Que una de esas bellezas aniñadas a las que le hubiera quedado muy bien jugar al tenis. Nació condesa, murió reina sin trono y, por lo tanto, infinita. Ejerció de mecanógrafa, de vendedora, de señora nostálgica con pieles, de millonaria, e, incluso, de viuda. En la Costa del Sol impuso la etiqueta con la naturalidad con la que otros imponían el bañador, como si las casas de los pescadores hubieran estado esperándola para acuñar junto a la arena sueños de viejas óperas y de castillos. Durante casi veinte años, no hubo baile de alta sociedad, por muy yeyés que se combaran los tiempos, que prescindiera de Geraldine de Albania. Especialmente, en Marbella, donde su concurso era el principio de un verso que siempre acababa en lámparas caras e imaginería isabelina.

La Rosa Blanca de Hungría, que así le llamaban, floreció en Málaga sin dejar nunca de ser vista y con todas sus copas superpuestas, arrastrando un exilio blanquecino que le daba una pátina romántica a un juego caleidoscópico que la dibujaba simultáneamente como criatura frívola y al mismo tiempo entristecida; la reina Geraldine convertida en abracadabra de un club de elegidos que sólo en la Costa del Sol aceptaba por igual a aristócratas que a sagas flamencas y artistas de cine. El equilibrio social que da el sol, pero, sobre todo, el dinero, que ya en esa época empezaba a arremolinarse en fincas exclusivas.

En los sesenta, antes incluso de que Fraga se aflojara dos dedos el cinturón para entender lo que era el turismo, la reina proscrita de Albania ya andaba yendo a exposiciones en Torremolinos y Marbella. Del título de visitante había pasado al de vecina tras la muerte de su marido, el rey Zog I, que fue expulsado del reino por los italianos y su ímpetu invasivo. Geraldine, hasta su último refugio en Sudáfrica y su regreso trágico a su país, donde murió en 2002, apenas cinco meses después de haber sido readmitida, residió alternativamente entre Madrid y la Costa del Sol. Primero como protegida de los Hohenlohe y los marqueses de Prat y, posteriormente, con casa propia, fundiendo en ropa cara y en jardines las penas azules del exilio. Fue precisamente en la Costa del Sol el lugar en el que la localizó el investigador de la Universidad de Indiana al que se le debe la mejor grabación sonora de la reina, que, en 1981, y desde algún punto de la provincia, se sentó frente a un magnetófono para contar su ascenso a la corona de Albania.

No es de extrañar que fuera un americano el que asumiera voluntariamente los rigores de viajar hasta Málaga en busca de la viuda.

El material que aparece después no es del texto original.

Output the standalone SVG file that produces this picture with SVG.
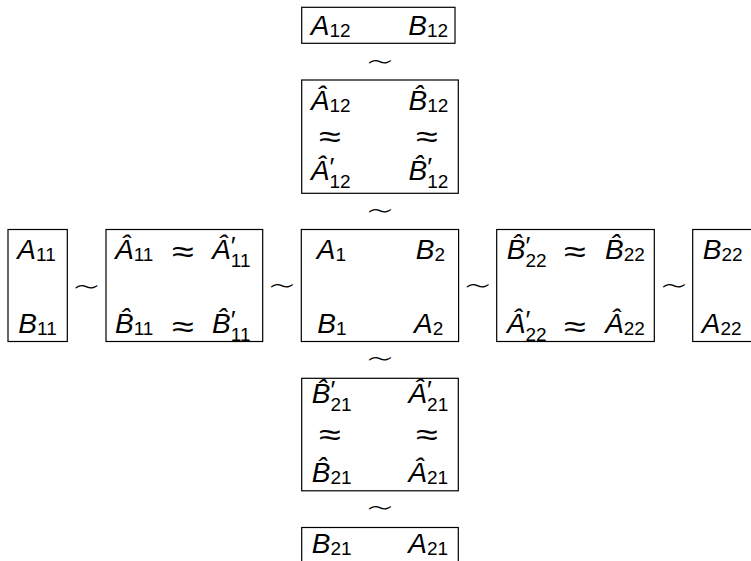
<svg xmlns="http://www.w3.org/2000/svg" width="751" height="561" viewBox="0 0 751 561">
<style>
rect{fill:none;stroke:#000;stroke-width:1.2}
text{font-family:"Liberation Sans","DejaVu Sans",sans-serif;fill:#000}
.m{font-size:28px;font-style:italic}
.s{font-size:19px;font-style:normal}
.p{font-size:26px;font-style:normal}
.r{font-family:"DejaVu Sans",sans-serif;font-weight:200;font-size:31px;text-anchor:middle}
.t{font-family:"DejaVu Sans",sans-serif;font-weight:200;font-size:32px;text-anchor:middle}
</style>
<rect width="751" height="561" style="stroke:none;fill:#fff"/>
<g id="n-a12b12">
<rect x="301.7" y="7.3" width="153.3" height="36"/>
<text class="m" x="310.7" y="35">A<tspan class="s" dy="2">12</tspan></text>
<text class="m" x="408.3" y="35">B<tspan class="s" dy="2">12</tspan></text>
</g>
<g id="n-hat12">
<rect x="301.7" y="80" width="156.6" height="113.3"/>
<text class="m" x="310.7" y="110">Â<tspan class="s" dy="2">12</tspan></text>
<text class="m" x="408.5" y="110">B̂<tspan class="s" dy="2">12</tspan></text>
<text class="r" transform="translate(330 147) scale(1.28 1)">≈</text>
<text class="r" transform="translate(427 147) scale(1.28 1)">≈</text>
<text class="m" x="310.7" y="180">Â<tspan class="p" dy="-4">′</tspan><tspan class="s" x="329.5" dy="12">12</tspan></text>
<text class="m" x="408.5" y="180">B̂<tspan class="p" dy="-4">′</tspan><tspan class="s" x="427.3" dy="12">12</tspan></text>
</g>
<g id="n-center">
<rect x="301.3" y="229.5" width="157.3" height="112"/>
<text class="m" x="316.7" y="259">A<tspan class="s" dy="2">1</tspan></text>
<text class="m" x="415.7" y="259">B<tspan class="s" dy="2">2</tspan></text>
<text class="m" x="317.3" y="332.7">B<tspan class="s" dy="2">1</tspan></text>
<text class="m" x="414" y="332.7">A<tspan class="s" dy="2">2</tspan></text>
</g>
<g id="n-a11b11">
<rect x="8" y="229.5" width="59.3" height="112"/>
<text class="m" x="17.3" y="259">A<tspan class="s" dy="2">11</tspan></text>
<text class="m" x="18.3" y="333">B<tspan class="s" dy="2">11</tspan></text>
</g>
<g id="n-hat11">
<rect x="106" y="229.5" width="156.7" height="112"/>
<text class="m" x="115" y="259">Â<tspan class="s" dy="2">11</tspan></text>
<text class="r" transform="translate(183 262) scale(1.28 1)">≈</text>
<text class="m" x="212" y="259">Â<tspan class="p" dy="-4">′</tspan><tspan class="s" x="230.8" dy="12">11</tspan></text>
<text class="m" x="115" y="333">B̂<tspan class="s" dy="2">11</tspan></text>
<text class="r" transform="translate(183 336.5) scale(1.28 1)">≈</text>
<text class="m" x="212" y="333">B̂<tspan class="p" dy="-4">′</tspan><tspan class="s" x="230.8" dy="12">11</tspan></text>
</g>
<g id="n-hat22">
<rect x="496.7" y="229.5" width="157.6" height="112"/>
<text class="m" x="506.7" y="259">B̂<tspan class="p" dy="-4">′</tspan><tspan class="s" x="525.5" dy="12">22</tspan></text>
<text class="r" transform="translate(575 262) scale(1.28 1)">≈</text>
<text class="m" x="605" y="259">B̂<tspan class="s" dy="2">22</tspan></text>
<text class="m" x="506.7" y="333">Â<tspan class="p" dy="-4">′</tspan><tspan class="s" x="525.5" dy="12">22</tspan></text>
<text class="r" transform="translate(575 336.5) scale(1.28 1)">≈</text>
<text class="m" x="605" y="333">Â<tspan class="s" dy="2">22</tspan></text>
</g>
<g id="n-b22a22">
<rect x="692.7" y="229.5" width="80" height="112"/>
<text class="m" x="702.7" y="259">B<tspan class="s" dy="2">22</tspan></text>
<text class="m" x="701.7" y="333">A<tspan class="s" dy="2">22</tspan></text>
</g>
<g id="n-hat21">
<rect x="301.7" y="378.3" width="156.6" height="112.5"/>
<text class="m" x="311.7" y="403.3">B̂<tspan class="p" dy="-4">′</tspan><tspan class="s" x="330.5" dy="12">21</tspan></text>
<text class="m" x="408.3" y="403.3">Â<tspan class="p" dy="-4">′</tspan><tspan class="s" x="427.1" dy="12">21</tspan></text>
<text class="r" transform="translate(330 444.5) scale(1.28 1)">≈</text>
<text class="r" transform="translate(427 444.5) scale(1.28 1)">≈</text>
<text class="m" x="311.7" y="481.7">B̂<tspan class="s" dy="2">21</tspan></text>
<text class="m" x="408.3" y="481.7">Â<tspan class="s" dy="2">21</tspan></text>
</g>
<g id="n-b21a21">
<rect x="301.7" y="527.5" width="156.6" height="60"/>
<text class="m" x="311.7" y="553.3">B<tspan class="s" dy="2">21</tspan></text>
<text class="m" x="408.3" y="553.3">A<tspan class="s" dy="2">21</tspan></text>
</g>
<g id="connectors">
<text class="t" transform="translate(380 72.5) scale(1.42 1)">∼</text>
<text class="t" transform="translate(380 221.5) scale(1.42 1)">∼</text>
<text class="t" transform="translate(380 370) scale(1.42 1)">∼</text>
<text class="t" transform="translate(380 519) scale(1.42 1)">∼</text>
<text class="t" transform="translate(86.5 297.5) scale(1.42 1)">∼</text>
<text class="t" transform="translate(282 297) scale(1.42 1)">∼</text>
<text class="t" transform="translate(477.7 297) scale(1.42 1)">∼</text>
<text class="t" transform="translate(674 297) scale(1.42 1)">∼</text>
</g>
</svg>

Y no sólo por el buen cartel que en aquella época conservaba la Costa del Sol, sino por la fascinación que suscitaba la figura de Geraldine en Estados Unidos. Entre otras cosas, porque la reina era nieta de un diplomático estadounidense y estaba emparentada con el poeta Robert Frost y con Ronald Reagan, que es como ser primo al mismo tiempo de Rajoy y de Francisco Brines, un poco al estilo de Gil de Biedma y Esperanza Aguirre.

Quizá por eso el nombre de Geraldine ha pasado a la historia con esa pantalla enorme de claroscuros; en un extremo, la aristócrata romántica, y del otro la jovencita que se paseó en su boda en un descapotable regalado por Hitler y convivió con cierta aquiescencia natural hacia el franquismo -la boda de su hijo Leka en Illescas, en 1975, acabó con grandes hurras y gritos de salve dirigidos al Caudillo-.

Geraldine, en el fondo, casi siempre detenida en una imagen de juventud que marcaría finalmente toda su vida; la joven vestida de blanco captada por un fotógrafo mientras se distraía con una pelota. Una foto que daría la vuelta a los restos del antiguo imperio austrohúngaro y, serviría, así, tan sumamente naif y, al mismo tiempo, pretenciosa, para encandilar al futuro monarca de Albania; dicen que fue esta imagen la que extendió el apodo de rosa blanca y también la que hizo que el príncipe Zog decidiera casarse con ella sin ni siquiera saber su nombre ni haberla visto. Aunque, eso sí, siendo consciente de que se trataba de una condesa, sin que Disney pusiera del todo el broche al asunto.

Geraldine, no obstante, nunca perdió en Málaga su reputación a lo divino. Y mucho menos después de conocerse las circunstancias de su muerte: la reina en Albania después de tres infartos, diciendo a todo el mundo que su hijo Leka era el rey. El mismo primogénito que dejaba tomar la delantera a su madre en las visitas a la Costa del Sol y más tarde le daba caza con su yate para unirse a fiestas a las que no faltaban ni Lola Flores ni Rubinstein. El palacio de sol de Marbella, con todas sus genealogías.